--- Written exercise ---
Give the lines of the material verbatim, from the first line to the line with "const dbPerDiv = 10;", including both.
● ● ● ●
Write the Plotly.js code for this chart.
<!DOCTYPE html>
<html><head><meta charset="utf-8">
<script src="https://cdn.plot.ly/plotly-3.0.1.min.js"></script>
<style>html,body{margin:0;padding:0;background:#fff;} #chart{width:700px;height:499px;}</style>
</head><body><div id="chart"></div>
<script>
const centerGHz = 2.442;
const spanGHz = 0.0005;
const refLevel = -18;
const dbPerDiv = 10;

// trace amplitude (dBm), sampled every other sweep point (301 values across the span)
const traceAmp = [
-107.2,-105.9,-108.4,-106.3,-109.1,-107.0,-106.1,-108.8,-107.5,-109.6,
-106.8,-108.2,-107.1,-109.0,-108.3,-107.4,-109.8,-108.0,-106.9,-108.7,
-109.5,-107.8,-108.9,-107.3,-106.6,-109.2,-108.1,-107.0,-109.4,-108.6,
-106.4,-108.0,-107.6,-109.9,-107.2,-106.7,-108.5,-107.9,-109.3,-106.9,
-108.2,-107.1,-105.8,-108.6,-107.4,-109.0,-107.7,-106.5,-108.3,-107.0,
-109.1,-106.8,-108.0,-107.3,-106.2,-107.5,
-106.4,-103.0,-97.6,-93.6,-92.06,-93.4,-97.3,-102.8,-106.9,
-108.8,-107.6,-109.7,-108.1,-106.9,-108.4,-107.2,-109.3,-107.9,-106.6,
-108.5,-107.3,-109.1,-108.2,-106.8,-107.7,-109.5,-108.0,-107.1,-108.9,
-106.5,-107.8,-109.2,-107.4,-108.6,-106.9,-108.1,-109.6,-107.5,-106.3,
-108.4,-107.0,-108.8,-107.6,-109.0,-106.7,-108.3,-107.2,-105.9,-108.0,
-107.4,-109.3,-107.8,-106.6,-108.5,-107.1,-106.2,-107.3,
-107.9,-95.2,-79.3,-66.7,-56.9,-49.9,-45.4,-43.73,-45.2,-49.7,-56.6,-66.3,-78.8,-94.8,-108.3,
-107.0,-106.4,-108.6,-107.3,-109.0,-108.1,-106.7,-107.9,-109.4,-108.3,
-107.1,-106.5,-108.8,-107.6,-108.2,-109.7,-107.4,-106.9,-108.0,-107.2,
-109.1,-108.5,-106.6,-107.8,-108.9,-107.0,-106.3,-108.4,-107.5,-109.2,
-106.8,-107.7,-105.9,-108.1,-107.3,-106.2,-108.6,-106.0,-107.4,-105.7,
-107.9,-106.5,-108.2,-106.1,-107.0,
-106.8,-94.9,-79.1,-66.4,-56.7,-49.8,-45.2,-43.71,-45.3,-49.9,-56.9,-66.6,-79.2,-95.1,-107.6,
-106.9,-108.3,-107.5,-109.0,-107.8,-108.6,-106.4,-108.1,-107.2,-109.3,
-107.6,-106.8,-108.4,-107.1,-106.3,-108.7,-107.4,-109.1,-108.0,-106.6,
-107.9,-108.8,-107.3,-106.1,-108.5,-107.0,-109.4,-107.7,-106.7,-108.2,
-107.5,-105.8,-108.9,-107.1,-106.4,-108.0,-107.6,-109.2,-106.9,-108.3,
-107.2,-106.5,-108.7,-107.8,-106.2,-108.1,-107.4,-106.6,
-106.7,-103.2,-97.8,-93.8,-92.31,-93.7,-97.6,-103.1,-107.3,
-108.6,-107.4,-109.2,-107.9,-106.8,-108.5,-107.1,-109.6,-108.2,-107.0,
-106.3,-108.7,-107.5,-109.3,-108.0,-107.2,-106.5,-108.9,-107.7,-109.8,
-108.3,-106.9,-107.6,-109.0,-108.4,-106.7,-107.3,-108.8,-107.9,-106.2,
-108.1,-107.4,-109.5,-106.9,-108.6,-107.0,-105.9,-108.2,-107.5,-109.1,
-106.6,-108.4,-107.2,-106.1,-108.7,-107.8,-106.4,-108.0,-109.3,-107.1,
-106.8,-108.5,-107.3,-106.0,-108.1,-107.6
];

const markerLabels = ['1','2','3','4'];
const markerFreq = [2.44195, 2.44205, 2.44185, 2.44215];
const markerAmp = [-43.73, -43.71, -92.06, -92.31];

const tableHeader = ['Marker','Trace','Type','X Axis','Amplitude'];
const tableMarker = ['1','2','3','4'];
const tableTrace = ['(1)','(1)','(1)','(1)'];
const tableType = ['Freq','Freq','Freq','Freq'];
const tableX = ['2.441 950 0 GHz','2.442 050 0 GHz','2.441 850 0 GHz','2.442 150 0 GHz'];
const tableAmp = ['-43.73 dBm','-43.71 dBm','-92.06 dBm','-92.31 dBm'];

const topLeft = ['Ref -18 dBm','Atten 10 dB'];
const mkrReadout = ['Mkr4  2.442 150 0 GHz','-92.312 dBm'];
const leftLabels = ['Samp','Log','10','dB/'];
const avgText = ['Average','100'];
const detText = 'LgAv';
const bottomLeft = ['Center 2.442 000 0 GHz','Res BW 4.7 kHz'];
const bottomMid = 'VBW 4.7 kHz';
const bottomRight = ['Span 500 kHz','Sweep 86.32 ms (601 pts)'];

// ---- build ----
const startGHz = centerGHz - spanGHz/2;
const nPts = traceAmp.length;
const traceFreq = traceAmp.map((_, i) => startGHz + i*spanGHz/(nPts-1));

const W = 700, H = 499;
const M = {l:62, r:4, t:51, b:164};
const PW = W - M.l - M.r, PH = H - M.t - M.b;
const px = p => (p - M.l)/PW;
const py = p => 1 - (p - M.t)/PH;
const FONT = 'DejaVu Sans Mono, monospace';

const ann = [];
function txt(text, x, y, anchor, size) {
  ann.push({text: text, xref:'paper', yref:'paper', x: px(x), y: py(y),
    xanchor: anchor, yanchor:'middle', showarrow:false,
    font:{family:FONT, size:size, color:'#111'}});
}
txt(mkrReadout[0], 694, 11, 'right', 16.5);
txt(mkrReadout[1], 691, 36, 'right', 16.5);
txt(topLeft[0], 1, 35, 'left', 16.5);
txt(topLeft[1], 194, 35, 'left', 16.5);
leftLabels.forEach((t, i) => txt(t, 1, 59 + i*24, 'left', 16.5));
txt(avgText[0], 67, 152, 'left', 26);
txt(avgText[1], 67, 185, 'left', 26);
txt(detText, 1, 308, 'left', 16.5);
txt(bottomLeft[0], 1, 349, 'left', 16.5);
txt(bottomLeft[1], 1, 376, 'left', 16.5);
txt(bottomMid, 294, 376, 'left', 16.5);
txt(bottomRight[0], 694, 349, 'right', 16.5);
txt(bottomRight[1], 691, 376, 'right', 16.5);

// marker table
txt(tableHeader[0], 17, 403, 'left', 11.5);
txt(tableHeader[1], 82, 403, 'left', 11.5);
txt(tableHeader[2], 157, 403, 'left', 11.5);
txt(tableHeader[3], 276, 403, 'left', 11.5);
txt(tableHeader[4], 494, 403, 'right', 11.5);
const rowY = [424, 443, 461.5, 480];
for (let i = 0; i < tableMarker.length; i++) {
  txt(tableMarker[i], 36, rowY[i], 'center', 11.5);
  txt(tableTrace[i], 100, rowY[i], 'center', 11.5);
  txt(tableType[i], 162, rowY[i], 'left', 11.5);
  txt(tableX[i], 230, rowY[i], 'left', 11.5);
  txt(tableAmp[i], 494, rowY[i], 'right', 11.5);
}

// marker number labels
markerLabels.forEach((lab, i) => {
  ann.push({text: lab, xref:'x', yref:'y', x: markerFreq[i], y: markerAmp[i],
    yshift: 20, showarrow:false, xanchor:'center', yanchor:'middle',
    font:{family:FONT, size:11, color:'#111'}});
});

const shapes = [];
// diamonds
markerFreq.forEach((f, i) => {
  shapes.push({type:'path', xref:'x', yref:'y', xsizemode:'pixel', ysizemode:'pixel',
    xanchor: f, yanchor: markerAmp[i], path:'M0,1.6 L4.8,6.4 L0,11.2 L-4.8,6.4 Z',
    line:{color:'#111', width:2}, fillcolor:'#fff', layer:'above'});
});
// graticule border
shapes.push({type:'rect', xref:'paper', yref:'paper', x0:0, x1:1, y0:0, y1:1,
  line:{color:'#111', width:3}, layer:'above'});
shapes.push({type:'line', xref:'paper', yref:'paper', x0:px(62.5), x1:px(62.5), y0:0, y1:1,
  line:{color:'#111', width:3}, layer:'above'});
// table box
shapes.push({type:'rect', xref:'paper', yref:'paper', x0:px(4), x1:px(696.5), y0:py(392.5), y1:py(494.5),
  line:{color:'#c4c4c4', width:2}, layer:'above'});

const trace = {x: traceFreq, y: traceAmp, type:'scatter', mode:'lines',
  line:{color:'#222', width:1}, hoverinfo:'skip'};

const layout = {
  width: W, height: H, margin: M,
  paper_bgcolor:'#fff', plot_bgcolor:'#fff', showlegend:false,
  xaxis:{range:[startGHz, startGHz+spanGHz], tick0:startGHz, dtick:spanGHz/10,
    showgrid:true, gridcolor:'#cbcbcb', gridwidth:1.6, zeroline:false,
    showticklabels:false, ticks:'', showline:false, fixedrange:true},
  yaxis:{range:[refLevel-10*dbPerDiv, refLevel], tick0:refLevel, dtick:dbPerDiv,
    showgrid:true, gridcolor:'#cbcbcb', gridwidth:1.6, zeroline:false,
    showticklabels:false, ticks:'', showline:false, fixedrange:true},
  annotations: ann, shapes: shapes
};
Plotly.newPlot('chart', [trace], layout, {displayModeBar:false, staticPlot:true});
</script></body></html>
● ● ● ●
--- Final result ---
Write the Plotly.js code for this chart.
<!DOCTYPE html>
<html><head><meta charset="utf-8">
<script src="https://cdn.plot.ly/plotly-3.0.1.min.js"></script>
<style>html,body{margin:0;padding:0;background:#fff;} #chart{width:700px;height:499px;}</style>
</head><body><div id="chart"></div>
<script>
const centerGHz = 2.442;
const spanGHz = 0.0005;
const refLevel = -18;
const dbPerDiv = 10;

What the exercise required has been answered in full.